Task instructions
Starting at the first line of the data, print each line verbatim up to and including the line bearing "(0,0) rectangle (1074,630);", omitting pictures.

Records provided

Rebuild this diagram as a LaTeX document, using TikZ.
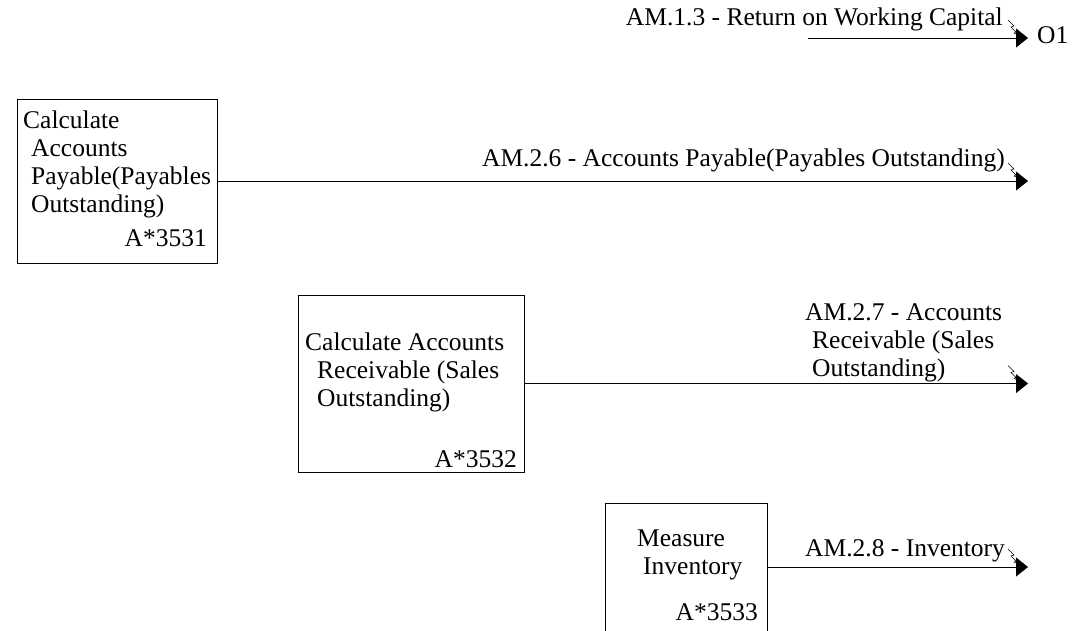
\documentclass[tikz,border=0pt]{standalone}
\usepackage{fontspec}
\setmainfont{Liberation Serif}
\usetikzlibrary{arrows.meta}
\tikzset{
  actbox/.style={draw, line width=0.8pt, inner sep=0pt},
  txt/.style={inner sep=0pt, font=\fontsize{25.5}{28}\selectfont, align=left},
  flow/.style={line width=0.8pt, -{Triangle[length=12pt,width=19pt]}},
  squig/.style={line width=0.6pt, -{Triangle[open,length=5pt,width=5pt]}}
}
\begin{document}
\begin{tikzpicture}[x=1pt,y=-1pt]
\useasboundingbox (0,0) rectangle (1074,630);

%Output O1
\coordinate (i13) at (808,38);
\coordinate (o13) at (1028,38);
\draw[flow] (i13) -- (o13);
\node[txt, anchor=base east] (l13) at (1003,25) {AM.1.3 - Return on Working Capital};
\node[txt, anchor=base west] (n13) at (1037,43) {O1};

%Box A*3531
\node[actbox, minimum width=200pt, minimum height=164pt] (a3531) at (117,181) {};
\node[txt, anchor=base west] (t3531) at (23,212) {Calculate\\\hspace*{8pt}Accounts\\\hspace*{8pt}Payable(Payables\\\hspace*{8pt}Outstanding)};
\node[txt, anchor=base east] (n3531) at (207,246) {A*3531};
\coordinate (o26) at (1028,181);
\draw[flow] (a3531.east) -- (o26);
\node[txt, anchor=base east] (l26) at (1005,166) {AM.2.6 - Accounts Payable(Payables Outstanding)};

%Box A*3532
\node[actbox, minimum width=226pt, minimum height=177pt] (a3532) at (411,383.5) {};
\node[txt, anchor=base west] (t3532) at (305,406) {Calculate Accounts\\\hspace*{12pt}Receivable (Sales\\\hspace*{12pt}Outstanding)};
\node[txt, anchor=base east] (n3532) at (517,467) {A*3532};
\coordinate (o27) at (1028,383.5);
\draw[flow] (a3532.east) -- (o27);
\node[txt, anchor=base west] (l27) at (805,376) {AM.2.7 - Accounts\\\hspace*{7pt}Receivable (Sales\\\hspace*{7pt}Outstanding)};

%Box A*3533
\node[actbox, minimum width=162pt, minimum height=128pt] (a3533) at (686,567) {};
\node[txt, anchor=base west] (t3533) at (637,574) {Measure\\\hspace*{6pt}Inventory};
\node[txt, anchor=base east] (n3533) at (758,620) {A*3533};
\coordinate (o28) at (1028,567);
\draw[flow] (a3533.east) -- (o28);
\node[txt, anchor=base west] (l28) at (805,556) {AM.2.8 - Inventory};

%label squiggles
\foreach \o in {o13,o26,o27,o28}
  \draw[squig] ([shift={(-20,-18)}]\o) -- ++(6,6) -- ++(-3,1) -- ++(8,8);
\end{tikzpicture}
\end{document}
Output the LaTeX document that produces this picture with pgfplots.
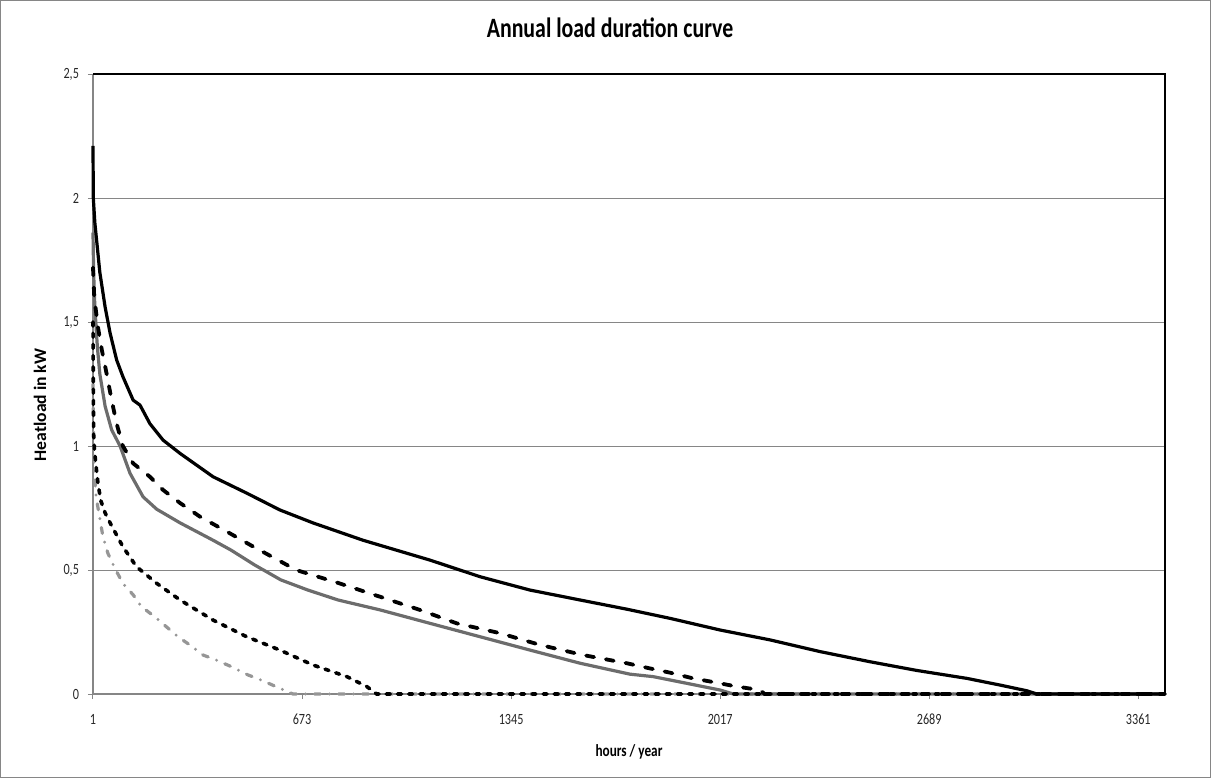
\documentclass[border=0pt]{standalone}
\usepackage{fontspec}
\setmainfont{Carlito}[FakeStretch=0.78]
\newfontfamily\plainfont{Carlito}
\usepackage{pgfplots}
\pgfplotsset{compat=1.18}
\definecolor{gridgray}{RGB}{134,134,134}
\definecolor{midgray}{RGB}{108,108,108}
\definecolor{lightgray2}{RGB}{150,150,150}
\begin{document}
\begin{tikzpicture}
\useasboundingbox (-46.5pt,-42pt) rectangle (559pt,347pt);
\draw[gridgray, line width=0.6pt] (-46.1pt,-41.6pt) rectangle (558.6pt,346.6pt);
\begin{axis}[
  at={(0,0)}, anchor=south west,
  scale only axis, width=536pt, height=310pt,
  xmin=1, xmax=3447, ymin=0, ymax=2.5,
  xtick={1,673,1345,2017,2689,3361},
  xticklabels={1,673,1345,2017,2689,3361},
  ytick={0,0.5,1,1.5,2,2.5},
  yticklabels={0,{0,5},1,{1,5},2,{2,5}},
  tick align=outside, xtick pos=lower, ytick pos=left,
  major tick length=2.5pt,
  every tick/.style={gridgray, line width=0.5pt},
  ymajorgrids, grid style={gridgray, line width=0.5pt},
  axis line style={draw=none},
  ticklabel style={font=\fontsize{7.8}{8}\selectfont, text=black!85},
  xticklabel style={yshift=-4pt},
  yticklabel style={xshift=-1pt},
  title={\textbf{Annual load duration curve}},
  title style={font=\fontsize{14}{16}\selectfont\bfseries, at={(axis description cs:0.4823,1.0548)}, anchor=center, yshift=0pt},
  xlabel={\textbf{hours / year}},
  xlabel style={font=\fontsize{8.5}{10}\selectfont\bfseries, at={(axis description cs:0.5,-0.0935)}, anchor=center},
  ylabel={\plainfont\bfseries Heatload in kW},
  ylabel style={font=\fontsize{8.8}{10}\selectfont\bfseries, at={(axis description cs:-0.0494,0.466)}, anchor=center},
  clip=false,
]
\draw[gridgray, line width=0.6pt] (rel axis cs:0,1) -- (rel axis cs:0,0) -- (rel axis cs:1,0);
\draw[black, line width=0.6pt] (rel axis cs:0,1) -- (rel axis cs:1,1) -- (rel axis cs:1,0);
% E: dash-dot gray
\addplot[lightgray2, line width=1.6pt, line cap=round, dash pattern=on 3pt off 4.5pt on 0pt off 4.5pt] coordinates {
(1,1.25)(3,1.0)(6.5,0.876)(11,0.795)(22,0.715)(33,0.634)(49,0.567)(71,0.508)(97,0.446)(130,0.4)(157,0.352)(199,0.312)(237,0.271)(274,0.231)(312,0.198)(355,0.157)(397,0.137)(446,0.11)(499,0.077)(542,0.056)(596,0.026)(644,0)(3447,0)};
% C: solid gray
\addplot[midgray, line width=1.6pt] coordinates {
(1,1.86)(3,1.7)(7,1.56)(15,1.4)(23,1.29)(40,1.16)(61,1.065)(88,1.0)(120,0.89)(162,0.795)(206,0.745)(281,0.69)(387,0.62)(445,0.58)(521,0.52)(605,0.46)(692,0.419)(789,0.379)(924,0.339)(1084,0.285)(1245,0.231)(1406,0.177)(1567,0.124)(1727,0.08)(1802,0.07)(1910,0.043)(2017,0.016)(2059,0)(3447,0)};
% D: short-dashed black
\addplot[black, line width=1.8pt, line cap=round, dash pattern=on 2pt off 3.6pt] coordinates {
(1,1.5)(2,1.25)(3,1.05)(6,0.98)(11,0.917)(17,0.85)(26,0.78)(40,0.73)(56,0.69)(97,0.594)(141,0.513)(206,0.446)(281,0.379)(387,0.298)(495,0.231)(602,0.177)(708,0.117)(817,0.07)(881,0.03)(913,0)(3447,0)};
% B: dashed black
\addplot[black, line width=1.9pt, line cap=round, dash pattern=on 4pt off 6pt] coordinates {
(1,1.72)(5,1.6)(17,1.48)(29,1.39)(45,1.29)(61,1.185)(77,1.09)(97,1.0)(130,0.93)(184,0.876)(226,0.823)(281,0.77)(345,0.715)(431,0.655)(515,0.595)(596,0.54)(654,0.5)(724,0.473)(784,0.45)(924,0.392)(1052,0.339)(1170,0.285)(1310,0.245)(1438,0.198)(1577,0.157)(1717,0.124)(1792,0.103)(1856,0.086)(1930,0.063)(2000,0.047)(2070,0.03)(2145,0.016)(2160,0)(3447,0)};
% A: solid black
\addplot[black, line width=1.6pt] coordinates {
(1,2.21)(2,2.0)(7,1.9)(23,1.70)(40,1.56)(56,1.455)(77,1.347)(97,1.28)(130,1.185)(152,1.165)(184,1.09)(226,1.024)(281,0.97)(387,0.876)(495,0.81)(602,0.742)(708,0.69)(869,0.62)(1084,0.54)(1245,0.473)(1406,0.419)(1567,0.379)(1717,0.342)(1856,0.305)(2017,0.258)(2178,0.218)(2338,0.171)(2499,0.13)(2649,0.095)(2810,0.063)(2917,0.036)(3003,0.013)(3035,0)(3447,0)};
\end{axis}
\end{tikzpicture}
\end{document}
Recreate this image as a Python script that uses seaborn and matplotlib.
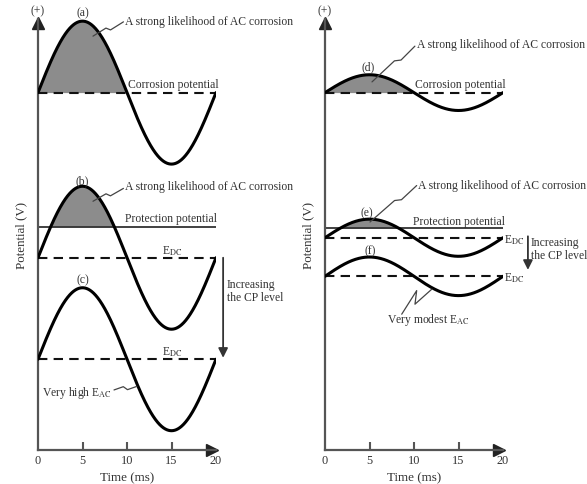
import numpy as np
import pandas as pd
import matplotlib
matplotlib.use("Agg")
import matplotlib.pyplot as plt
import matplotlib.transforms as mtransforms
import seaborn as sns

# ---------------- data ----------------
period_ms = 20.0
time_ticks = [0, 5, 10, 15, 20]
left_curves = ["(a)", "(b)", "(c)"]
left_baselines = [5.0, 2.69, 1.27]
left_amplitudes = [1.0, 1.0, 1.0]
left_protection = 3.12
right_curves = ["(d)", "(e)", "(f)"]
right_baselines = [5.0, 2.97, 2.43]
right_amplitudes = [0.25, 0.26, 0.27]
right_protection = 3.10
y_top = 6.03

# ---------------- style ----------------
sns.set_theme(style="white")
plt.rcParams["font.family"] = ["Liberation Serif", "DejaVu Serif"]
plt.rcParams["mathtext.fontset"] = "stix"

TXT = "#333333"
SPINE = "#555555"
FILL = "#8c8c8c"
FS = 8.4

W, H = 587, 485
fig = plt.figure(figsize=(W / 100, H / 100), dpi=100)
axL = fig.add_axes([38 / W, 34 / H, 178 / W, 431 / H])
axR = fig.add_axes([325 / W, 34 / H, 178 / W, 431 / H])

t = np.linspace(time_ticks[0], time_ticks[-1], 801)


def wave_frame(names, bases, amps):
    rows = []
    for n, b, a in zip(names, bases, amps):
        rows.append(pd.DataFrame({"t": t, "v": b + a * np.sin(2 * np.pi * t / period_ms), "curve": n}))
    return pd.concat(rows, ignore_index=True)


def setup(ax):
    ax.set_xlim(time_ticks[0], time_ticks[-1])
    ax.set_ylim(0, y_top)
    for s in ["top", "right"]:
        ax.spines[s].set_visible(False)
    for s in ["left", "bottom"]:
        ax.spines[s].set_color(SPINE)
        ax.spines[s].set_linewidth(1.6)
    ax.set_yticks([])
    ax.set_xticks(time_ticks)
    ax.set_xticklabels([str(v) for v in time_ticks])
    ax.tick_params(axis="x", direction="in", length=6, width=1.5, color=SPINE,
                   pad=3, labelsize=FS + 0.4, labelcolor=TXT, bottom=True)
    ticks = ax.xaxis.get_major_ticks()
    ticks[0].tick1line.set_visible(False)
    ticks[-1].tick1line.set_visible(False)
    ax.set_xlabel("")
    ax.set_ylabel("")
    tx = mtransforms.offset_copy(ax.transAxes, fig=fig, x=-4, y=0, units="dots")
    ty = mtransforms.offset_copy(ax.transAxes, fig=fig, x=0, y=-4, units="dots")
    ax.plot([1.0], [0], marker=">", ms=8, color="#222222", transform=tx, clip_on=False)
    ax.plot([0], [1.0], marker="^", ms=8, color="#222222", transform=ty, clip_on=False)
    ax.text(0.5, -0.063, "Time (ms)", transform=ax.transAxes, ha="center", va="center",
            fontsize=FS + 1, color=TXT)
    ax.text(-0.095, 0.5, "Potential (V)", transform=ax.transAxes, ha="center", va="center",
            rotation=90, fontsize=FS + 1, color=TXT)
    ax.text(0.0, 6.15, "(+)", ha="center", va="center", fontsize=FS, color=TXT, clip_on=False)


def draw_panel(ax, names, bases, amps, prot):
    df = wave_frame(names, bases, amps)
    for b in bases:
        ax.axhline(b, color="#111111", lw=1.5, ls=(0, (4.5, 3)), zorder=2)
    ax.axhline(prot, color="#333333", lw=1.3, zorder=2)
    # fills: first curve above its baseline, second above protection level
    for i, ref in [(0, bases[0]), (1, prot)]:
        v = bases[i] + amps[i] * np.sin(2 * np.pi * t / period_ms)
        ax.fill_between(t, v, ref, where=(v > ref) & (t <= period_ms / 2),
                        interpolate=True, color=FILL, lw=0, zorder=1)
    sns.lineplot(data=df, x="t", y="v", hue="curve", palette={n: "black" for n in names},
                 units="curve", estimator=None, sort=False, lw=2.2, legend=False, ax=ax, zorder=3)
    setup(ax)


draw_panel(axL, left_curves, left_baselines, left_amplitudes, left_protection)
draw_panel(axR, right_curves, right_baselines, right_amplitudes, right_protection)


def leader(ax, p0, p1, frac=0.5, h=1.8, spread=0.1, lw=0.9):
    T = ax.transData
    a = T.transform(p0)
    b = T.transform(p1)
    d = b - a
    L = np.hypot(*d)
    n = np.array([-d[1], d[0]]) / L
    A = a + (frac - spread / 2) * d + n * h
    B = a + (frac + spread / 2) * d - n * h
    pts = T.inverted().transform(np.array([a, A, B, b]))
    ax.plot(pts[:, 0], pts[:, 1], color="#444444", lw=lw, clip_on=False, zorder=4)


def poly(ax, pts, lw=0.9):
    pts = np.array(pts)
    ax.plot(pts[:, 0], pts[:, 1], color="#444444", lw=lw, clip_on=False, zorder=4)


txt = dict(fontsize=FS, color=TXT, clip_on=False)
EDC = r"E$_{\mathrm{DC}}$"

# ---- left panel annotations ----
axL.text(5.02, 6.13, left_curves[0], ha="center", va="center", **txt)
axL.text(5.02, 3.77, left_curves[1], ha="center", va="center", **txt)
axL.text(5.02, 2.39, left_curves[2], ha="center", va="center", **txt)
axL.text(9.78, 6.0, "A strong likelihood of AC corrosion", ha="left", va="center", **txt)
leader(axL, (6.18, 5.79), (9.6, 5.99))
axL.text(10.1, 5.12, "Corrosion potential", ha="left", va="center", **txt)
axL.text(9.78, 3.69, "A strong likelihood of AC corrosion", ha="left", va="center", **txt)
leader(axL, (6.18, 3.48), (9.6, 3.66))
axL.text(9.78, 3.24, "Protection potential", ha="left", va="center", **txt)
axL.text(15.1, 2.79, EDC, ha="center", va="center", **txt)
axL.text(15.1, 1.38, EDC, ha="center", va="center", **txt)
axL.annotate("", xy=(20.8, 1.29), xytext=(20.8, 2.69),
             arrowprops=dict(arrowstyle="-|>", color="#333333", lw=1.3,
                             mutation_scale=14, shrinkA=0, shrinkB=0),
             annotation_clip=False)
axL.text(21.2, 2.23, "Increasing\nthe CP level", ha="left", va="center",
         linespacing=1.15, **txt)
axL.text(8.31, 0.81, "Very high E$_{\\mathrm{AC}}$", ha="right", va="center", **txt)
leader(axL, (8.54, 0.84), (11.1, 0.89), h=1.8, spread=0.16)

# ---- right panel annotations ----
axR.text(4.9, 5.37, right_curves[0], ha="center", va="center", **txt)
axR.text(4.75, 3.33, right_curves[1], ha="center", va="center", **txt)
axR.text(5.06, 2.80, right_curves[2], ha="center", va="center", **txt)
axR.text(10.34, 5.68, "A strong likelihood of AC corrosion", ha="left", va="center", **txt)
leader(axR, (5.28, 5.15), (10.1, 5.65), frac=0.6)
axR.text(10.1, 5.12, "Corrosion potential", ha="left", va="center", **txt)
axR.text(10.45, 3.71, "A strong likelihood of AC corrosion", ha="left", va="center", **txt)
leader(axR, (5.06, 3.19), (10.3, 3.70), frac=0.6)
axR.text(9.89, 3.20, "Protection potential", ha="left", va="center", **txt)
axR.text(20.1, 2.95, EDC, ha="left", va="center", **txt)
axR.text(20.1, 2.42, EDC, ha="left", va="center", **txt)
axR.annotate("", xy=(22.8, 2.52), xytext=(22.8, 2.99),
             arrowprops=dict(arrowstyle="-|>", color="#333333", lw=1.3,
                             mutation_scale=14, shrinkA=0, shrinkB=0),
             annotation_clip=False)
axR.text(23.15, 2.82, "Increasing\nthe CP level", ha="left", va="center",
         linespacing=1.1, **txt)
axR.text(6.93, 1.83, "Very modest E$_{\\mathrm{AC}}$", ha="left", va="center", **txt)
poly(axR, [(8.62, 1.90), (10.3, 2.23), (10.11, 2.04), (12.0, 2.25)])

fig.savefig("out.png", dpi=100)
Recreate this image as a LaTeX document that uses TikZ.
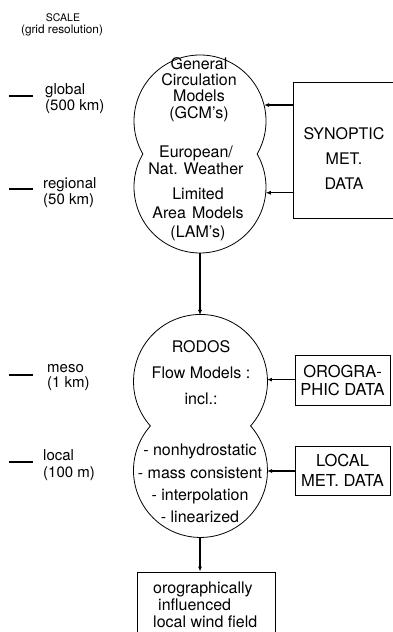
\documentclass[tikz,border=0pt]{standalone}
\usepackage{fontspec}
\setmainfont{TeX Gyre Heros}
\usetikzlibrary{arrows.meta}

\begin{document}
\begin{tikzpicture}[x=1pt,y=1pt,
  lbl/.style={inner sep=0pt, align=center},
  scl/.style={inner sep=0pt, anchor=west, align=left},
  tick/.style={line width=1.1pt},
  bubble/.style={line width=0.8pt},
  databox/.style={draw, rectangle, line width=0.8pt, inner sep=0pt, align=center},
  arr/.style={line width=1.1pt, -{Latex[length=5pt,width=4pt]}},
  hub/.style={circle, inner sep=0pt, outer sep=0pt},
]
\useasboundingbox (0,0) rectangle (392,632);

% scale column
\node[lbl, font=\fontsize{10.5}{11}\selectfont] (scalehead) at (63,614) {SCALE};
\node[lbl, font=\fontsize{11.8}{12}\selectfont] (gridres) at (62,602) {(grid resolution)};

\draw[tick] (9,536) -- (33,536);
\draw[tick] (9,443) -- (33,443);
\draw[tick] (9,257) -- (33,257);
\draw[tick] (9,170) -- (33,170);

\node[scl, font=\fontsize{15}{16}\selectfont] (sglobal) at (45,533) {global\\(500 km)};
\node[scl, font=\fontsize{15}{16}\selectfont] (sregional) at (43,439) {regional\\(50 km)};
\node[scl, font=\fontsize{15}{15}\selectfont] (smeso) at (47,254.5) {meso\\(1 km)};
\node[scl, font=\fontsize{15}{17}\selectfont] (slocal) at (43,166.5) {local\\(100 m)};

% global / limited area model bubble
\node[hub, minimum size=132pt] (gcm) at (200,511) {};
\node[hub, minimum size=132pt] (lam) at (200,445) {};
\draw[bubble] (gcm.-30) arc[start angle=-30, end angle=210, radius=66]
  arc[start angle=150, end angle=390, radius=66] -- cycle;

\node[lbl, font=\fontsize{16}{16.3}\selectfont] (gcmtext) at (199,542.5)
  {General\\Circulation\\Models\\(GCM's)};
\node[lbl, font=\fontsize{16}{17}\selectfont] (eurtext) at (196,471.5)
  {European/\\Nat. Weather};
\node[lbl, font=\fontsize{16}{19}\selectfont] (lamtext) at (198,418)
  {Limited\\Area\hspace{6pt}Models\\(LAM's)};

% RODOS flow model bubble
\node[hub, minimum size=134pt] (rup) at (200,250) {};
\node[hub, minimum size=134pt] (rlow) at (200,161) {};
\draw[bubble] (rup.-41.62) arc[start angle=-41.62, end angle=221.62, radius=67]
  arc[start angle=138.38, end angle=401.62, radius=67] -- cycle;

\node[lbl, font=\fontsize{16}{26}\selectfont] (rodtext) at (201,259)
  {RODOS\\Flow Models :\\incl.:};
\node[lbl, font=\fontsize{16}{22.3}\selectfont] (rodlist) at (200,148.5)
  {- nonhydrostatic\\- mass consistent\\- interpolation\\- linearized};

% data sources
\node[databox, minimum width=103pt, minimum height=136pt] (syn) at (344.5,482) {};
\node[lbl, font=\fontsize{16}{25}\selectfont] (syntext) at (344,473) {SYNOPTIC\\MET.\\DATA};

\node[databox, minimum width=95pt, minimum height=50pt, font=\fontsize{16.5}{18}\selectfont]
  (oro) at (342.5,252) {OROGRA-\\PHIC DATA};
\node[databox, minimum width=95pt, minimum height=49pt, font=\fontsize{16.5}{20}\selectfont]
  (loc) at (342.5,161.5) {LOCAL\\MET. DATA};

% result
\node[databox, minimum width=138pt, minimum height=62pt] (wind) at (206,29) {};
\node[lbl, align=left, anchor=west, font=\fontsize{16}{17}\selectfont] (windtext) at (153,27)
  {orographically\\\hspace{5pt}influenced\\local wind field};

% connectors
\draw[arr] (syn.west |- gcm.14) -- (gcm.14);
\draw[arr] (syn.west |- lam.-5) -- (lam.-5);
\draw[arr] (lam.south) -- (rup.north);
\draw[arr] (oro.west |- rup.2) -- (rup.2);
\draw[arr] (loc.west |- rlow.east) -- (rlow.east);
\draw[arr] (rlow.south) -- (rlow.south |- wind.north);
\end{tikzpicture}
\end{document}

Output below
Rebuild this diagram as a LaTeX document, using TikZ.
\documentclass[tikz,border=0pt]{standalone}
\usepackage{fontspec}
\setmainfont{Liberation Serif}
\usetikzlibrary{arrows.meta}
\tikzset{
  actbox/.style={draw, line width=0.8pt, inner sep=0pt},
  txt/.style={inner sep=0pt, font=\fontsize{25.5}{28}\selectfont, align=left},
  flow/.style={line width=0.8pt, -{Triangle[length=12pt,width=19pt]}},
  squig/.style={line width=0.6pt, -{Triangle[open,length=5pt,width=5pt]}}
}
\begin{document}
\begin{tikzpicture}[x=1pt,y=-1pt]
\useasboundingbox (0,0) rectangle (1074,630);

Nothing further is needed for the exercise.